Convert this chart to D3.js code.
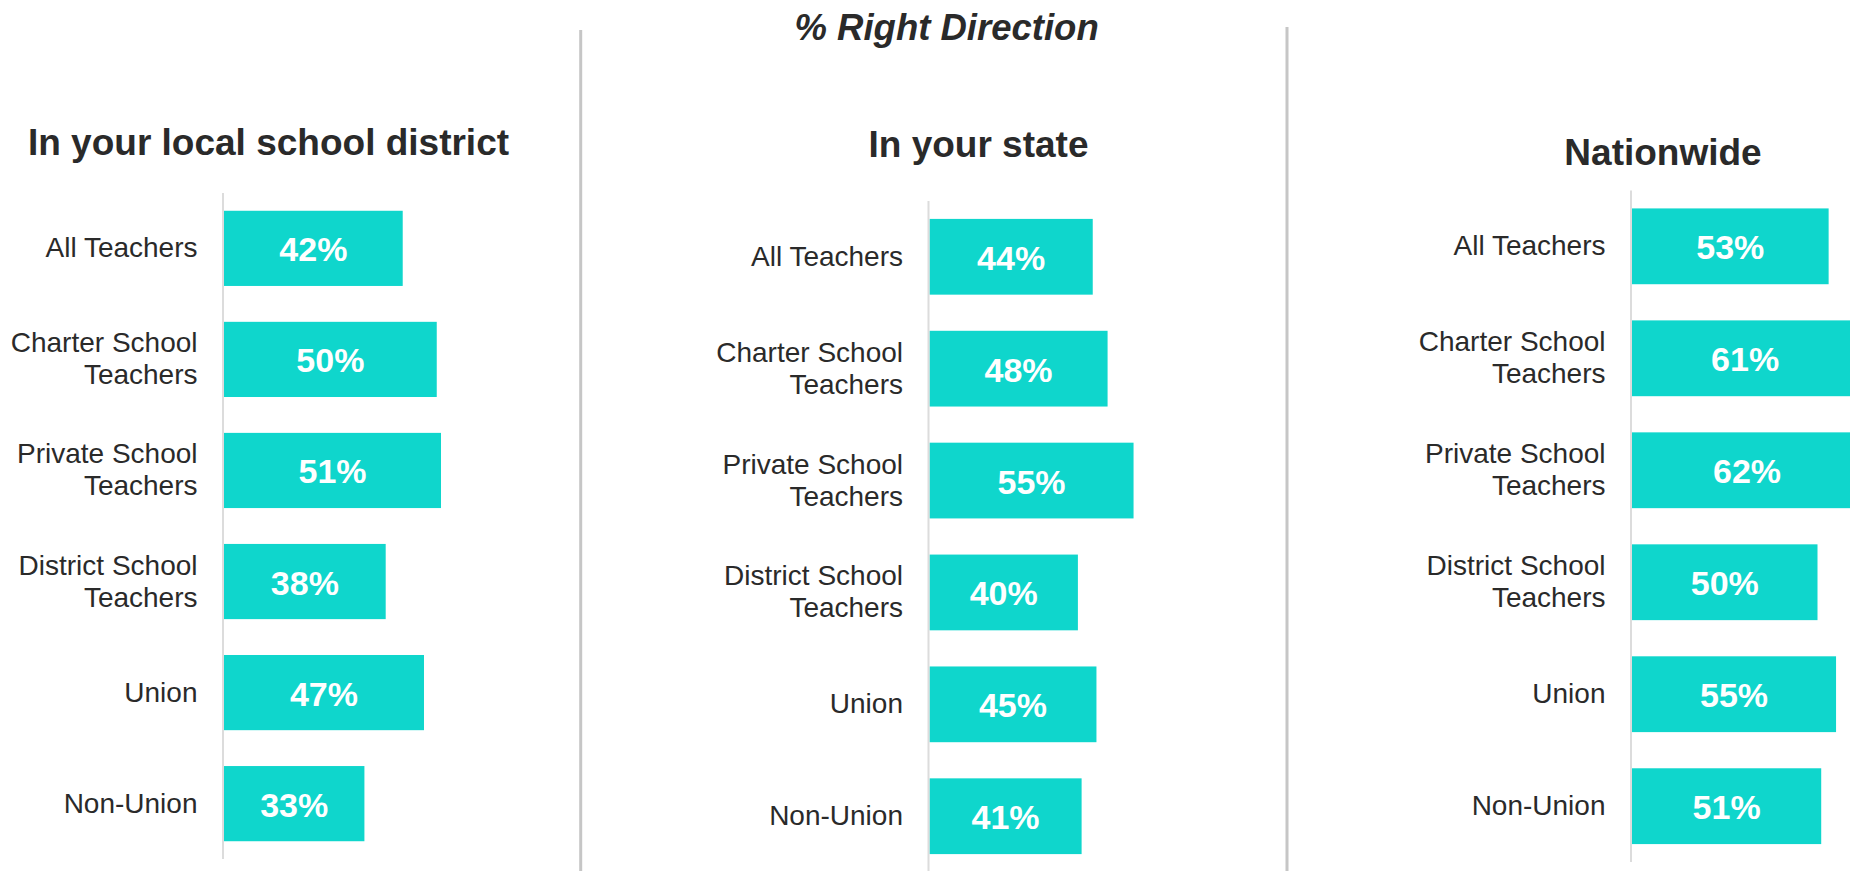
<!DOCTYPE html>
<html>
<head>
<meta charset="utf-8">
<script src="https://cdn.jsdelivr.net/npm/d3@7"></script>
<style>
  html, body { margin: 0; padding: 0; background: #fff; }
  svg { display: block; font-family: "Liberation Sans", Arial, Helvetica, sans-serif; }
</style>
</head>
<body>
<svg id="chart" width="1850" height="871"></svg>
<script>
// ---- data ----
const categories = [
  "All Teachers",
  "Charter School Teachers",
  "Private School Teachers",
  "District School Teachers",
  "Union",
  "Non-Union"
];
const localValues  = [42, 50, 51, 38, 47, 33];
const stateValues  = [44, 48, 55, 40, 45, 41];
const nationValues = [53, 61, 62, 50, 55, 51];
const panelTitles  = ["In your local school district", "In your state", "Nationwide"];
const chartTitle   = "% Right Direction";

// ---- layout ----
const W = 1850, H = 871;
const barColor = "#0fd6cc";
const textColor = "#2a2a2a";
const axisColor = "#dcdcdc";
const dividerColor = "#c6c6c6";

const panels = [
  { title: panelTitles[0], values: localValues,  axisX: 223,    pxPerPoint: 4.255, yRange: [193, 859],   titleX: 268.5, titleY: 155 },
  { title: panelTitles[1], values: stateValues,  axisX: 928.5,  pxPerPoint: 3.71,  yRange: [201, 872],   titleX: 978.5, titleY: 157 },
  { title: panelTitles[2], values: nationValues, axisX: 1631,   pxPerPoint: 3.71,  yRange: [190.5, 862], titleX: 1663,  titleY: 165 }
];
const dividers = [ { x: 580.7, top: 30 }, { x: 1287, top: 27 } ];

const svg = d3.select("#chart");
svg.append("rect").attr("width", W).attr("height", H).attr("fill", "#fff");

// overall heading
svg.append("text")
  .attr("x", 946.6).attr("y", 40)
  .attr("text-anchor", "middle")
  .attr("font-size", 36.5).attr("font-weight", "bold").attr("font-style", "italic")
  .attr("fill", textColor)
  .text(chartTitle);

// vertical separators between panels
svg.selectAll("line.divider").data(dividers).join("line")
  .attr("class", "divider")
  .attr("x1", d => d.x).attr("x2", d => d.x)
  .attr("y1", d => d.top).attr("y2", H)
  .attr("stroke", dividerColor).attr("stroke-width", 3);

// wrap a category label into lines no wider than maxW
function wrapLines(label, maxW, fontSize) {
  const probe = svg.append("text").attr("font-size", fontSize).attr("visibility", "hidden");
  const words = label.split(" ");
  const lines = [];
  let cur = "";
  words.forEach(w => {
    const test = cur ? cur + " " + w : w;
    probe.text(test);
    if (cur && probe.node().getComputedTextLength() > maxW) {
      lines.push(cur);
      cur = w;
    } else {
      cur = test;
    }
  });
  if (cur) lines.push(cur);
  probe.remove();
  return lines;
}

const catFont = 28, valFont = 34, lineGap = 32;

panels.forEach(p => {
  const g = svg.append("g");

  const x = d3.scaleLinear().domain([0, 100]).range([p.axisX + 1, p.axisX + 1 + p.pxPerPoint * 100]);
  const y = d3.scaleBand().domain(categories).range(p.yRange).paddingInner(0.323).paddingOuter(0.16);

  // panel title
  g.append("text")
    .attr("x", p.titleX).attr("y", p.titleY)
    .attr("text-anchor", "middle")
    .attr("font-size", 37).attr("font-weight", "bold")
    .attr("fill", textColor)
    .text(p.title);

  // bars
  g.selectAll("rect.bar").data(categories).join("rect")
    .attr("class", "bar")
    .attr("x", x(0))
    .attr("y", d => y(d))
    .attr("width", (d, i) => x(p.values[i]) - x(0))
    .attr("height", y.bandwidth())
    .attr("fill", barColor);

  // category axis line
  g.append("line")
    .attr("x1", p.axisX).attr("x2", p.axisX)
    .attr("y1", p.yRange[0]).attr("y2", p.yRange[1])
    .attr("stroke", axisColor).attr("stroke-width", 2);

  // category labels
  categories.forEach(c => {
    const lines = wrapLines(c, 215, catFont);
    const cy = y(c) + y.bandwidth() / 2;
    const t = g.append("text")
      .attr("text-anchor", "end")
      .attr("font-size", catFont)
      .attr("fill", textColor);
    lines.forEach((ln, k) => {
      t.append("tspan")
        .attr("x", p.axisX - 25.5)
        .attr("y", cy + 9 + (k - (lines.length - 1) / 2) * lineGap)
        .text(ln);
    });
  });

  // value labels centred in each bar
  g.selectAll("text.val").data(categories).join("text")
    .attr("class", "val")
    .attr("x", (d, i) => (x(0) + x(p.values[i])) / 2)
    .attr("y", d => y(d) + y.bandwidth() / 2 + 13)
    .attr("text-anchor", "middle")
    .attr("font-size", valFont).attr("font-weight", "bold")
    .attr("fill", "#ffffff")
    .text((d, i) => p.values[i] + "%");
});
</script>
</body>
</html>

=-=-=

Written task. Print the whole listing above once more, word for word, without its pictures.

The output.
Convert this chart to D3.js code.
<!DOCTYPE html>
<html>
<head>
<meta charset="utf-8">
<script src="https://cdn.jsdelivr.net/npm/d3@7"></script>
<style>
  html, body { margin: 0; padding: 0; background: #fff; }
  svg { display: block; font-family: "Liberation Sans", Arial, Helvetica, sans-serif; }
</style>
</head>
<body>
<svg id="chart" width="1850" height="871"></svg>
<script>
// ---- data ----
const categories = [
  "All Teachers",
  "Charter School Teachers",
  "Private School Teachers",
  "District School Teachers",
  "Union",
  "Non-Union"
];
const localValues  = [42, 50, 51, 38, 47, 33];
const stateValues  = [44, 48, 55, 40, 45, 41];
const nationValues = [53, 61, 62, 50, 55, 51];
const panelTitles  = ["In your local school district", "In your state", "Nationwide"];
const chartTitle   = "% Right Direction";

// ---- layout ----
const W = 1850, H = 871;
const barColor = "#0fd6cc";
const textColor = "#2a2a2a";
const axisColor = "#dcdcdc";
const dividerColor = "#c6c6c6";

const panels = [
  { title: panelTitles[0], values: localValues,  axisX: 223,    pxPerPoint: 4.255, yRange: [193, 859],   titleX: 268.5, titleY: 155 },
  { title: panelTitles[1], values: stateValues,  axisX: 928.5,  pxPerPoint: 3.71,  yRange: [201, 872],   titleX: 978.5, titleY: 157 },
  { title: panelTitles[2], values: nationValues, axisX: 1631,   pxPerPoint: 3.71,  yRange: [190.5, 862], titleX: 1663,  titleY: 165 }
];
const dividers = [ { x: 580.7, top: 30 }, { x: 1287, top: 27 } ];

const svg = d3.select("#chart");
svg.append("rect").attr("width", W).attr("height", H).attr("fill", "#fff");

// overall heading
svg.append("text")
  .attr("x", 946.6).attr("y", 40)
  .attr("text-anchor", "middle")
  .attr("font-size", 36.5).attr("font-weight", "bold").attr("font-style", "italic")
  .attr("fill", textColor)
  .text(chartTitle);

// vertical separators between panels
svg.selectAll("line.divider").data(dividers).join("line")
  .attr("class", "divider")
  .attr("x1", d => d.x).attr("x2", d => d.x)
  .attr("y1", d => d.top).attr("y2", H)
  .attr("stroke", dividerColor).attr("stroke-width", 3);

// wrap a category label into lines no wider than maxW
function wrapLines(label, maxW, fontSize) {
  const probe = svg.append("text").attr("font-size", fontSize).attr("visibility", "hidden");
  const words = label.split(" ");
  const lines = [];
  let cur = "";
  words.forEach(w => {
    const test = cur ? cur + " " + w : w;
    probe.text(test);
    if (cur && probe.node().getComputedTextLength() > maxW) {
      lines.push(cur);
      cur = w;
    } else {
      cur = test;
    }
  });
  if (cur) lines.push(cur);
  probe.remove();
  return lines;
}

const catFont = 28, valFont = 34, lineGap = 32;

panels.forEach(p => {
  const g = svg.append("g");

  const x = d3.scaleLinear().domain([0, 100]).range([p.axisX + 1, p.axisX + 1 + p.pxPerPoint * 100]);
  const y = d3.scaleBand().domain(categories).range(p.yRange).paddingInner(0.323).paddingOuter(0.16);

  // panel title
  g.append("text")
    .attr("x", p.titleX).attr("y", p.titleY)
    .attr("text-anchor", "middle")
    .attr("font-size", 37).attr("font-weight", "bold")
    .attr("fill", textColor)
    .text(p.title);

  // bars
  g.selectAll("rect.bar").data(categories).join("rect")
    .attr("class", "bar")
    .attr("x", x(0))
    .attr("y", d => y(d))
    .attr("width", (d, i) => x(p.values[i]) - x(0))
    .attr("height", y.bandwidth())
    .attr("fill", barColor);

  // category axis line
  g.append("line")
    .attr("x1", p.axisX).attr("x2", p.axisX)
    .attr("y1", p.yRange[0]).attr("y2", p.yRange[1])
    .attr("stroke", axisColor).attr("stroke-width", 2);

  // category labels
  categories.forEach(c => {
    const lines = wrapLines(c, 215, catFont);
    const cy = y(c) + y.bandwidth() / 2;
    const t = g.append("text")
      .attr("text-anchor", "end")
      .attr("font-size", catFont)
      .attr("fill", textColor);
    lines.forEach((ln, k) => {
      t.append("tspan")
        .attr("x", p.axisX - 25.5)
        .attr("y", cy + 9 + (k - (lines.length - 1) / 2) * lineGap)
        .text(ln);
    });
  });

  // value labels centred in each bar
  g.selectAll("text.val").data(categories).join("text")
    .attr("class", "val")
    .attr("x", (d, i) => (x(0) + x(p.values[i])) / 2)
    .attr("y", d => y(d) + y.bandwidth() / 2 + 13)
    .attr("text-anchor", "middle")
    .attr("font-size", valFont).attr("font-weight", "bold")
    .attr("fill", "#ffffff")
    .text((d, i) => p.values[i] + "%");
});
</script>
</body>
</html>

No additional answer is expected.